The Amoeba that Ate Pennsylvania

Somehow or other, I've been back at work for nearly a month. Time flies when you're trying to catch your breath and remember how to tie your shoes. Within a quick blink, it was as if I'd never been gone. Except now I have this weird eating schedule and people keep asking me if I'm better now. Well, yes, better than I was before. Cured, no. But that's just how it is.

In the scheme of things, I don't consider the health thing
a big deal -- pain in the gut, yes, but it's really just food. Things could be a lot worse. But somehow people relate to the idea of not being able to eat the way they want and it seems like a big deal. Eh, it is what it is. I have my limbs, my brain (remember, proved by CAT scan), and all of that. Yeah, I do get wistful for raw veggies -- especially when @ is chomping on raw carrots -- but I'll get over it.

Remember: Thou shalt not covet thy neighbor's salad.

But work, now work is kind of a big fuzzy blur of activity, best described along these lines:
Now basically, the only new principal involved is that instead of power being generated by the relative motion of conductors and fluxes its produced by the modal interaction of magneto reluctance, and capacitive duractance.*

Wha huh? I don't know. Really, work is a lot like trying to figure out what in the heck that sentence actually means on whatever planet houses the aliens that might understand it. (Good thing my dad doesn't read my blog. He'd probably let me know that it's actually something quite simple in his world.)
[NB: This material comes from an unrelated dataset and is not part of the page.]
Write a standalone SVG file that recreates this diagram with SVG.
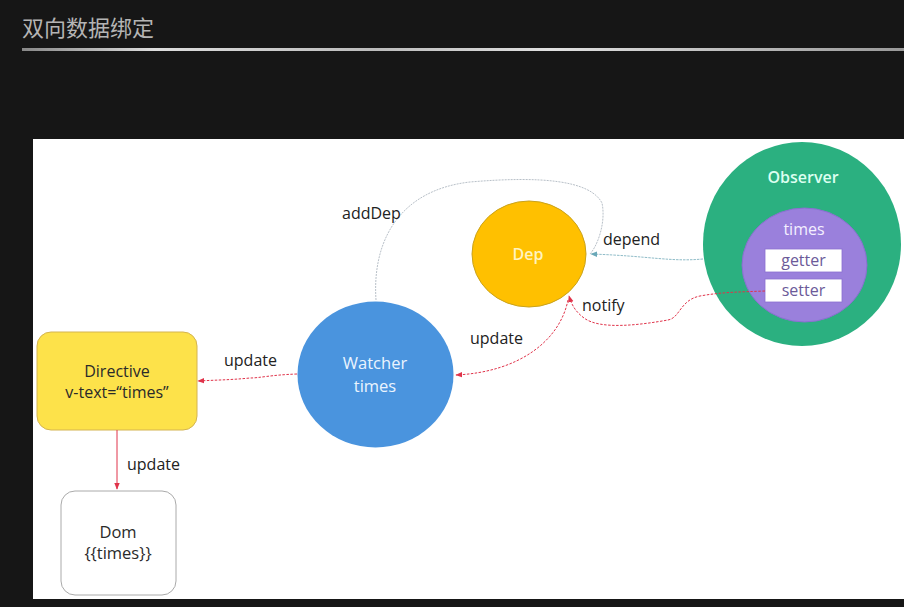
<svg xmlns="http://www.w3.org/2000/svg" width="904" height="607" viewBox="0 0 904 607">
<defs>
<style>
text{font-family:"Open Sans","Liberation Sans","Noto Sans CJK SC",sans-serif;}
.lbl{font-size:16px;fill:#222;}
.ctr{text-anchor:middle;}
.red{fill:none;stroke:#e0334a;stroke-width:1;stroke-dasharray:2.5 1.5;}
</style>
<marker id="ar" viewBox="0 0 10 10" refX="9" refY="5" markerWidth="7" markerHeight="7" orient="auto"><path d="M0,1 L10,5 L0,9 z" fill="#e0334a"/></marker>
<marker id="at" viewBox="0 0 10 10" refX="9" refY="5" markerWidth="7" markerHeight="7" orient="auto"><path d="M0,1 L10,5 L0,9 z" fill="#6aa8b8"/></marker>
<linearGradient id="ln" x1="0" y1="0" x2="1" y2="0">
<stop offset="0" stop-color="#888"/><stop offset="0.15" stop-color="#ddd"/><stop offset="0.4" stop-color="#bbb"/><stop offset="0.6" stop-color="#e0e0e0"/><stop offset="1" stop-color="#999"/>
</linearGradient>
</defs>
<rect width="904" height="607" fill="#161616"/>
<text x="22" y="36" font-size="22" fill="#b4b4b4" font-family="Noto Sans CJK SC, sans-serif">双向数据绑定</text>
<rect x="22" y="48" width="882" height="3" fill="url(#ln)"/>
<rect x="33" y="139" width="871" height="460" fill="#ffffff"/>

<g id="dep">
<ellipse cx="529" cy="254" rx="57" ry="53" fill="#ffc000" stroke="#c9a21c" stroke-width="1"/>
<text class="ctr" x="528" y="260" font-size="16" font-weight="600" fill="#fff3c0">Dep</text>
</g>

<g id="watcher">
<ellipse cx="375.5" cy="374.5" rx="78" ry="73" fill="#4a94de"/>
<text class="ctr" x="375" y="369" font-size="16.5" fill="#eaf4ff">Watcher</text>
<text class="ctr" x="375" y="392" font-size="16.5" fill="#eaf4ff">times</text>
</g>

<g id="observer">
<ellipse cx="802" cy="244" rx="99" ry="102" fill="#2bb080"/>
<text class="ctr" x="803" y="183" font-size="16" font-weight="600" fill="#dcfff0">Observer</text>
<ellipse cx="804.5" cy="265" rx="62.5" ry="57" fill="#9a80dc" stroke="#8a6fd0" stroke-width="1"/>
<text class="ctr" x="804" y="235" font-size="16" fill="#f4efff">times</text>
<g id="getter">
<rect x="765" y="249" width="77" height="23" fill="#ffffff" stroke="#8a6fd0" stroke-width="0.8"/>
<text class="ctr" x="803.5" y="266" font-size="16" fill="#6b5a99">getter</text>
</g>
<g id="setter">
<rect x="765" y="279" width="77" height="23" fill="#ffffff" stroke="#8a6fd0" stroke-width="0.8"/>
<text class="ctr" x="803.5" y="296" font-size="16" fill="#6b5a99">setter</text>
</g>
</g>

<g id="directive">
<rect x="37" y="332" width="160" height="98" rx="14" fill="#fde24a" stroke="#d4b450" stroke-width="1"/>
<text class="ctr" x="117" y="377" font-size="16" fill="#2a2a2a">Directive</text>
<text class="ctr" x="117" y="398" font-size="16" fill="#2a2a2a">v-text=“times”</text>
</g>

<g id="dom">
<rect x="61" y="491" width="115" height="104" rx="14" fill="#ffffff" stroke="#aaaaaa" stroke-width="1"/>
<text class="ctr" x="118" y="538" font-size="16.5" fill="#2a2a2a">Dom</text>
<text class="ctr" x="118" y="559" font-size="16.5" fill="#2a2a2a">{{times}}</text>
</g>

<g id="connectors">
<path d="M376,300 C372,240 400,190 470,182 C540,176 590,180 602,203 C606,222 598,245 590,254" fill="none" stroke="#b8c0c8" stroke-width="1" stroke-dasharray="2 1"/>
<path d="M703,259 C670,262 650,256 591,254" fill="none" stroke="#8fbcc8" stroke-width="1" stroke-dasharray="2.5 1" marker-end="url(#at)"/>
<path d="M765,291 C740,292 722,292 700,296 C680,300 680,318 668,320 C640,325 600,330 584,318 C576,312 572,306 569,296" class="red" marker-end="url(#ar)"/>
<path d="M568,300 C560,340 520,372 456,375" class="red" marker-end="url(#ar)"/>
<path d="M297,374 C270,375 260,378 250,378 C230,380 215,380 198,381" class="red" marker-end="url(#ar)"/>
<path d="M117,430 L117,489" fill="none" stroke="#e0334a" stroke-width="1" marker-end="url(#ar)"/>
<text class="lbl" x="342" y="219">addDep</text>
<text class="lbl" x="603" y="245">depend</text>
<text class="lbl" x="582" y="311">notify</text>
<text class="lbl" x="470" y="344">update</text>
<text class="lbl" x="224" y="366">update</text>
<text class="lbl" x="127" y="470">update</text>
</g>
</svg>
I'm working on a project that has a wiggly amoeba-ish quality to it. But it's the amoeba that ate Pennsylvania. No microscope or petri dish required. I'm used to using the big black Sharpie pen to mark out the parameters, edges, and confines of a project -- then running it through the mill, adding a flourish or two, and making it happen. This time I have a pencil in my hand and I'm wearing out the eraser.

And I'm testing those collaboration skills. OK, I admit it right here: Collaboration is much easier when I'm in charge! This project has teams, subteams, ad hoc teams, hallway conversation teams, and cross-functional parts, pieces, and fragments. And then we have meetings, spreadsheets, tracking systems, and web-based collaborative workspaces with different tracks for the various project elements. Oh, and a partridge in a pear tree.

Kidding aside, it's an interesting project and a cool to be part of the teams, fragments, tracks, and partridges. It's an opportunity to test what I know and how I work. And it's teaching me to write in pencil, meaning not to get too attached to how things should work. Roll with the punches. Keep my yap in check and ask myself "does this matter?" before offering my ever-present two-cent opinion.

But the hardest part? I keep getting on conference calls with people who just don't know I'm funny.

* Truth be told, someone told me he'd give me a dollar if I could work something into a post from this maniacal spoof of a corporate product marketing video that is frighteningly too close to reality. But then when I started writing, well, it just fit. Check is in the mail, right Lazor?

Comments

Edward said…
I'm a man of my word, the Czech is in the male.
"Collaboration is much easier when I'm in charge" should be a bumpersticker!